Is all that just “folklore”, the idiosyncrasies of a leader who has always been a tad different from the rest? Believe it if you will. But this seems to me to be the Colonel as ever, the same Gaddafi who signed the friendship treaty with Italy [in 2008], the one who has always played tough on the international front to tighten up domestic discipline and always knew how to turn others’ interests to his own account. By means of thinly veiled blackmail, if need be, as in the case of a Europe all too familiar with – and inept at handling – the issue of illegal immigration.

Gaddafi does his proselytising in Rome

And those aren’t the only big issues raised by the Libyan leader’s visit and constituting the flipside of our economic and energy-driven realpolitik. Gaddafi ordered a bevy of pretty girls [recruited by a specialist agency] to dance attendance on his proclamation that Islam is to become the reigning religion of Europe. An idea that isn’t so scandalous if everyone is free to wish for the worldwide triumph of their own religion.

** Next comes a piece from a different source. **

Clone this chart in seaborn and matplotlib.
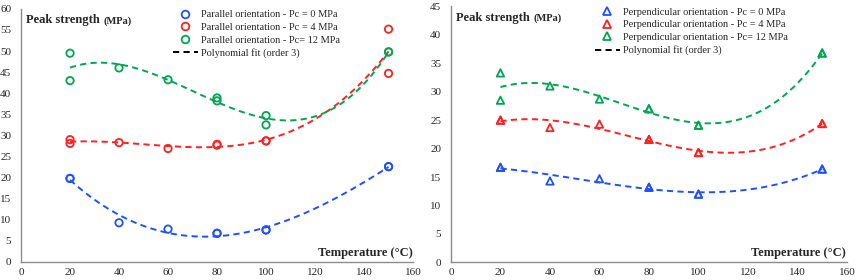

But Gaddafi does his proselytising in Rome, the capital of Christendom. And as a guest of Berlusconi, who in his time railed at secular France for objecting to the mention of Europe’s Judeo-Christian roots in the – ultimately abortive – European Constitution. Gaddafi had already tried that number during his first visit to Rome. We could and should have expected, and prevented, a rerun.

But it would be a mistake to range under “the Colonel’s idiosyncrasies” his request for hundreds of young ladies to hear him hail the future spread of Islam. How in the world did we get to have these offensive get-togethers with the nubile recruits? (And who paid the girls?)

The fact is the return to Libya of illegal immigrants embarking from her shores is still an open wound: the number of new arrivals in Italy has indeed markedly declined, but the fate of those returned to sender – and interned in Gaddafi’s camps – remains more than uncertain. In a word, the cost-benefit analysis on those deals probably could and should have been done a little more astutely.

Translated by Eric Rosencrantz

Immigration

A dirty, but handy, deal

The deal clinched by Libya and Italy in May 2009 to check the flow of African immigrants has meant that the number of those reaching Italy’s southern shores plummeted from 37,000 in 2008 to 9,500 last year. The deal is slammed by human rights organisations, however, reports the Neue Zürcher Zeitung, because it does not guarantee humane treatment for the immigrants “turned back”. Moreover, according to the International Organization for Migration(IOM), the issue of returning asylum-seekers to Libya has yet to be resolved as long as their provenance remains unknown. As another consequence of the treaty, explains the Swiss daily, immigrants to Western Europe now pass through Greece or Turkey to reach the coast of Calabria or Apulia – using pleasure boats so as not to tip off the Italian coastguard. So Italy’s interior minister recently announced plans to sign similar treaties with Athens and Ankara.